### WORK TO DO
Everything in the data should be repeated exactly, save for the images.

Plotting code records:
****

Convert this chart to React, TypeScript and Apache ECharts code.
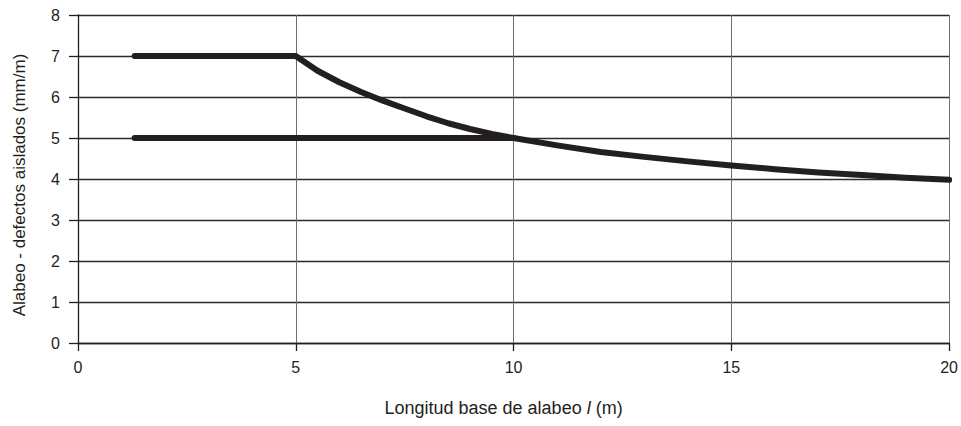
import React, { useEffect, useRef } from "react";
import * as echarts from "echarts";

const upperX = [1.3, 5, 5.5, 6, 6.5, 7, 7.5, 8, 8.5, 9, 9.5, 10, 11, 12, 13, 14, 15, 16, 17, 18, 19, 20];
const upperY = [7, 7, 6.64, 6.36, 6.12, 5.91, 5.72, 5.53, 5.36, 5.22, 5.1, 5.0, 4.82, 4.66, 4.54, 4.43, 4.33, 4.24, 4.16, 4.1, 4.03, 3.98];
const lowerX = [1.3, 10];
const lowerY = [5, 5];
const xTicks = [0, 5, 10, 15, 20];
const yTicks = [0, 1, 2, 3, 4, 5, 6, 7, 8];

export default function App() {
  const ref = useRef<HTMLDivElement>(null);
  useEffect(() => {
    if (!ref.current) return;
    const chart = echarts.init(ref.current, null, { renderer: "svg" });
    const font = "'Liberation Sans', Arial, sans-serif";
    chart.setOption({
      animation: false,
      textStyle: { fontFamily: font },
      grid: { left: 78, right: 10, top: 15, bottom: 83 },
      xAxis: {
        type: "value",
        min: xTicks[0],
        max: xTicks[xTicks.length - 1],
        interval: 5,
        name: "Longitud base de alabeo {i|l} (m)",
        nameLocation: "middle",
        nameGap: 56,
        nameTextStyle: {
          fontSize: 18,
          color: "#231f20",
          fontFamily: font,
          padding: [0, 20, 0, 0],
          rich: { i: { fontStyle: "italic", fontSize: 18, color: "#231f20", fontFamily: font } },
        },
        axisLine: { show: true, onZero: false, lineStyle: { color: "#231f20", width: 1.3 } },
        axisTick: { show: true, length: 8, lineStyle: { color: "#231f20", width: 1.3 } },
        axisLabel: { fontSize: 16, color: "#231f20", margin: 16 },
        splitLine: { show: true, lineStyle: { color: "#6d6d6d", width: 1 } },
      },
      yAxis: {
        type: "value",
        min: yTicks[0],
        max: yTicks[yTicks.length - 1],
        interval: 1,
        name: "Alabeo - defectos aislados (mm/m)",
        nameLocation: "middle",
        nameGap: 50,
        nameTextStyle: { fontSize: 17, color: "#231f20", fontFamily: font, padding: [0, 12, 0, 0] },
        axisLine: { show: true, lineStyle: { color: "#231f20", width: 1.3 } },
        axisTick: { show: true, length: 9, lineStyle: { color: "#231f20", width: 1.3 } },
        axisLabel: { fontSize: 16, color: "#231f20", margin: 18 },
        splitLine: { show: true, lineStyle: { color: "#2b2b2b", width: 1.3 } },
      },
      series: [
        {
          type: "line",
          data: upperX.map((x, i) => [x, upperY[i]]),
          showSymbol: false,
          symbol: "none",
          lineStyle: { color: "#231f20", width: 6, cap: "round", join: "round" },
        },
        {
          type: "line",
          data: lowerX.map((x, i) => [x, lowerY[i]]),
          showSymbol: false,
          symbol: "none",
          lineStyle: { color: "#231f20", width: 6, cap: "round", join: "round" },
        },
      ],
    });
    return () => chart.dispose();
  }, []);
  return <div ref={ref} style={{ width: 961, height: 426, position: "absolute", left: 0, top: 0 }} />;
}
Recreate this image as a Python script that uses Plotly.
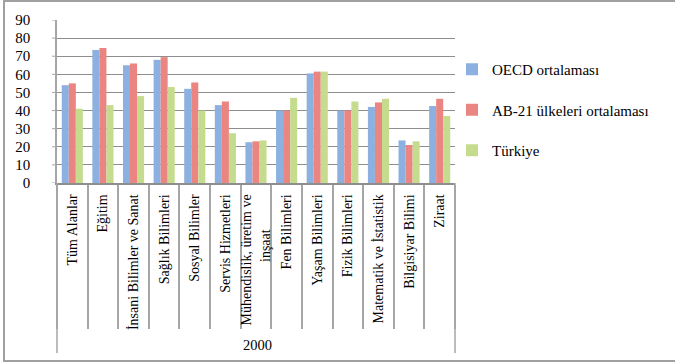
import plotly.graph_objects as go

NBSP = "\u00a0"

# Fields of study (inner category labels) and the single year group
categories = [
    "Tüm Alanlar", "Eğitim", "İnsani Bilimler ve Sanat", "Sağlık Bilimleri",
    "Sosyal Bilimler", "Servis Hizmetleri",
    "Mühendislik, üretim ve<br>inşaat" + NBSP * 10,
    "Fen Bilimleri", "Yaşam Bilimleri", "Fizik Bilimleri",
    "Matematik ve İstatistik", "Bilgisiyar Bilimi", "Ziraat",
]
year_label = "2000"
y_ticks = list(range(0, 91, 10))

oecd = [54, 73.5, 65, 68, 52, 43, 22.5, 40, 60.5, 40, 42, 23.5, 42.5]
ab21 = [55, 74.5, 66, 69.5, 55.5, 45, 23, 40, 61.5, 40, 44.5, 21, 46.5]
turkiye = [41, 43, 48, 53, 40, 27.5, 23.5, 47, 61.5, 45, 46.5, 23, 37]

series_names = ["OECD ortalaması", "AB-21 ülkeleri ortalaması", "Türkiye"]
series_values = [oecd, ab21, turkiye]
series_colors = ["#8cb0e0", "#ea8582", "#c5dc8f"]

FONT = "Liberation Serif"
GRID = "#8e8e8e"
SEP = "#a6a6a6"

fig = go.Figure()
for i, (name, vals, col) in enumerate(zip(series_names, series_values, series_colors)):
    fig.add_trace(go.Bar(
        x=categories, y=vals, name=name, legendgroup=f"g{i}",
        marker=dict(color=col, line=dict(width=0)),
    ))

W, H = 675, 364
ML, MR, MT, MB = 57, 220, 20, 181
pw, ph = W - ML - MR, H - MT - MB


def px_x(v):
    return (v - ML) / pw


def px_y(v):
    return 1 - (v - MT) / ph


shapes = [
    # chart frame
    dict(type="rect", xref="paper", yref="paper",
         x0=px_x(4), x1=px_x(690), y0=px_y(361), y1=px_y(1),
         line=dict(color="#a0a0a0", width=2), layer="below"),
    # outer group dividers for the year group
    dict(type="line", xref="paper", yref="paper", x0=0, x1=0,
         y0=px_y(353), y1=0, line=dict(color=SEP, width=1.5)),
    dict(type="line", xref="paper", yref="paper", x0=1, x1=1,
         y0=px_y(353), y1=0, line=dict(color=SEP, width=1.5)),
]
# short visible tick marks on the value axis (the axis' own ticks are
# kept transparent and long so the labels sit further out)
for v in y_ticks:
    shapes.append(dict(type="line", xref="paper", yref="y",
                       x0=px_x(52), x1=0, y0=v, y1=v,
                       line=dict(color=SEP, width=1)))

fig.update_layout(
    width=W, height=H,
    margin=dict(l=ML, r=MR, t=MT, b=MB),
    paper_bgcolor="white", plot_bgcolor="white",
    barmode="group", bargap=0.31, bargroupgap=0,
    font=dict(family=FONT, color="#000000"),
    shapes=shapes,
    annotations=[dict(
        text=year_label, xref="paper", yref="paper",
        x=px_x(241), y=px_y(345), xanchor="left", yanchor="middle",
        showarrow=False, font=dict(family=FONT, size=14.5, color="black"),
    )],
    legend=dict(
        x=px_x(452), y=px_y(53), xanchor="left", yanchor="top",
        font=dict(family=FONT, size=15, color="black"),
        traceorder="grouped", tracegroupgap=18,
        bgcolor="rgba(0,0,0,0)",
    ),
    showlegend=True,
)

fig.update_yaxes(
    range=[0, 90], tickmode="array", tickvals=y_ticks,
    showgrid=True, gridcolor=GRID, gridwidth=1,
    showline=True, linecolor=SEP, linewidth=1.5,
    ticks="outside", ticklen=22, tickcolor="rgba(0,0,0,0)",
    tickfont=dict(family=FONT, size=15, color="black"),
    zeroline=False,
)
fig.update_xaxes(
    type="category",
    showline=True, linecolor=GRID, linewidth=1.5,
    ticks="outside", tickson="boundaries", ticklen=144, tickcolor=SEP, tickwidth=1.5,
    tickangle=-90, ticklabelstandoff=4,
    tickfont=dict(family=FONT, size=14, color="black"),
    showgrid=False,
)

fig.write_html("out.html")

****

### RESULT FOR THIS EXERCISE
Convert this chart to React, TypeScript and Apache ECharts code.
import React, { useEffect, useRef } from "react";
import * as echarts from "echarts";

const upperX = [1.3, 5, 5.5, 6, 6.5, 7, 7.5, 8, 8.5, 9, 9.5, 10, 11, 12, 13, 14, 15, 16, 17, 18, 19, 20];
const upperY = [7, 7, 6.64, 6.36, 6.12, 5.91, 5.72, 5.53, 5.36, 5.22, 5.1, 5.0, 4.82, 4.66, 4.54, 4.43, 4.33, 4.24, 4.16, 4.1, 4.03, 3.98];
const lowerX = [1.3, 10];
const lowerY = [5, 5];
const xTicks = [0, 5, 10, 15, 20];
const yTicks = [0, 1, 2, 3, 4, 5, 6, 7, 8];

export default function App() {
  const ref = useRef<HTMLDivElement>(null);
  useEffect(() => {
    if (!ref.current) return;
    const chart = echarts.init(ref.current, null, { renderer: "svg" });
    const font = "'Liberation Sans', Arial, sans-serif";
    chart.setOption({
      animation: false,
      textStyle: { fontFamily: font },
      grid: { left: 78, right: 10, top: 15, bottom: 83 },
      xAxis: {
        type: "value",
        min: xTicks[0],
        max: xTicks[xTicks.length - 1],
        interval: 5,
        name: "Longitud base de alabeo {i|l} (m)",
        nameLocation: "middle",
        nameGap: 56,
        nameTextStyle: {
          fontSize: 18,
          color: "#231f20",
          fontFamily: font,
          padding: [0, 20, 0, 0],
          rich: { i: { fontStyle: "italic", fontSize: 18, color: "#231f20", fontFamily: font } },
        },
        axisLine: { show: true, onZero: false, lineStyle: { color: "#231f20", width: 1.3 } },
        axisTick: { show: true, length: 8, lineStyle: { color: "#231f20", width: 1.3 } },
        axisLabel: { fontSize: 16, color: "#231f20", margin: 16 },
        splitLine: { show: true, lineStyle: { color: "#6d6d6d", width: 1 } },
      },
      yAxis: {
        type: "value",
        min: yTicks[0],
        max: yTicks[yTicks.length - 1],
        interval: 1,
        name: "Alabeo - defectos aislados (mm/m)",
        nameLocation: "middle",
        nameGap: 50,
        nameTextStyle: { fontSize: 17, color: "#231f20", fontFamily: font, padding: [0, 12, 0, 0] },
        axisLine: { show: true, lineStyle: { color: "#231f20", width: 1.3 } },
        axisTick: { show: true, length: 9, lineStyle: { color: "#231f20", width: 1.3 } },
        axisLabel: { fontSize: 16, color: "#231f20", margin: 18 },
        splitLine: { show: true, lineStyle: { color: "#2b2b2b", width: 1.3 } },
      },
      series: [
        {
          type: "line",
          data: upperX.map((x, i) => [x, upperY[i]]),
          showSymbol: false,
          symbol: "none",
          lineStyle: { color: "#231f20", width: 6, cap: "round", join: "round" },
        },
        {
          type: "line",
          data: lowerX.map((x, i) => [x, lowerY[i]]),
          showSymbol: false,
          symbol: "none",
          lineStyle: { color: "#231f20", width: 6, cap: "round", join: "round" },
        },
      ],
    });
    return () => chart.dispose();
  }, []);
  return <div ref={ref} style={{ width: 961, height: 426, position: "absolute", left: 0, top: 0 }} />;
}
Recreate this image as a Python script that uses Plotly.
import plotly.graph_objects as go

NBSP = "\u00a0"

# Fields of study (inner category labels) and the single year group
categories = [
    "Tüm Alanlar", "Eğitim", "İnsani Bilimler ve Sanat", "Sağlık Bilimleri",
    "Sosyal Bilimler", "Servis Hizmetleri",
    "Mühendislik, üretim ve<br>inşaat" + NBSP * 10,
    "Fen Bilimleri", "Yaşam Bilimleri", "Fizik Bilimleri",
    "Matematik ve İstatistik", "Bilgisiyar Bilimi", "Ziraat",
]
year_label = "2000"
y_ticks = list(range(0, 91, 10))

oecd = [54, 73.5, 65, 68, 52, 43, 22.5, 40, 60.5, 40, 42, 23.5, 42.5]
ab21 = [55, 74.5, 66, 69.5, 55.5, 45, 23, 40, 61.5, 40, 44.5, 21, 46.5]
turkiye = [41, 43, 48, 53, 40, 27.5, 23.5, 47, 61.5, 45, 46.5, 23, 37]

series_names = ["OECD ortalaması", "AB-21 ülkeleri ortalaması", "Türkiye"]
series_values = [oecd, ab21, turkiye]
series_colors = ["#8cb0e0", "#ea8582", "#c5dc8f"]

FONT = "Liberation Serif"
GRID = "#8e8e8e"
SEP = "#a6a6a6"

fig = go.Figure()
for i, (name, vals, col) in enumerate(zip(series_names, series_values, series_colors)):
    fig.add_trace(go.Bar(
        x=categories, y=vals, name=name, legendgroup=f"g{i}",
        marker=dict(color=col, line=dict(width=0)),
    ))

W, H = 675, 364
ML, MR, MT, MB = 57, 220, 20, 181
pw, ph = W - ML - MR, H - MT - MB


def px_x(v):
    return (v - ML) / pw


def px_y(v):
    return 1 - (v - MT) / ph


shapes = [
    # chart frame
    dict(type="rect", xref="paper", yref="paper",
         x0=px_x(4), x1=px_x(690), y0=px_y(361), y1=px_y(1),
         line=dict(color="#a0a0a0", width=2), layer="below"),
    # outer group dividers for the year group
    dict(type="line", xref="paper", yref="paper", x0=0, x1=0,
         y0=px_y(353), y1=0, line=dict(color=SEP, width=1.5)),
    dict(type="line", xref="paper", yref="paper", x0=1, x1=1,
         y0=px_y(353), y1=0, line=dict(color=SEP, width=1.5)),
]
# short visible tick marks on the value axis (the axis' own ticks are
# kept transparent and long so the labels sit further out)
for v in y_ticks:
    shapes.append(dict(type="line", xref="paper", yref="y",
                       x0=px_x(52), x1=0, y0=v, y1=v,
                       line=dict(color=SEP, width=1)))

fig.update_layout(
    width=W, height=H,
    margin=dict(l=ML, r=MR, t=MT, b=MB),
    paper_bgcolor="white", plot_bgcolor="white",
    barmode="group", bargap=0.31, bargroupgap=0,
    font=dict(family=FONT, color="#000000"),
    shapes=shapes,
    annotations=[dict(
        text=year_label, xref="paper", yref="paper",
        x=px_x(241), y=px_y(345), xanchor="left", yanchor="middle",
        showarrow=False, font=dict(family=FONT, size=14.5, color="black"),
    )],
    legend=dict(
        x=px_x(452), y=px_y(53), xanchor="left", yanchor="top",
        font=dict(family=FONT, size=15, color="black"),
        traceorder="grouped", tracegroupgap=18,
        bgcolor="rgba(0,0,0,0)",
    ),
    showlegend=True,
)

fig.update_yaxes(
    range=[0, 90], tickmode="array", tickvals=y_ticks,
    showgrid=True, gridcolor=GRID, gridwidth=1,
    showline=True, linecolor=SEP, linewidth=1.5,
    ticks="outside", ticklen=22, tickcolor="rgba(0,0,0,0)",
    tickfont=dict(family=FONT, size=15, color="black"),
    zeroline=False,
)
fig.update_xaxes(
    type="category",
    showline=True, linecolor=GRID, linewidth=1.5,
    ticks="outside", tickson="boundaries", ticklen=144, tickcolor=SEP, tickwidth=1.5,
    tickangle=-90, ticklabelstandoff=4,
    tickfont=dict(family=FONT, size=14, color="black"),
    showgrid=False,
)

fig.write_html("out.html")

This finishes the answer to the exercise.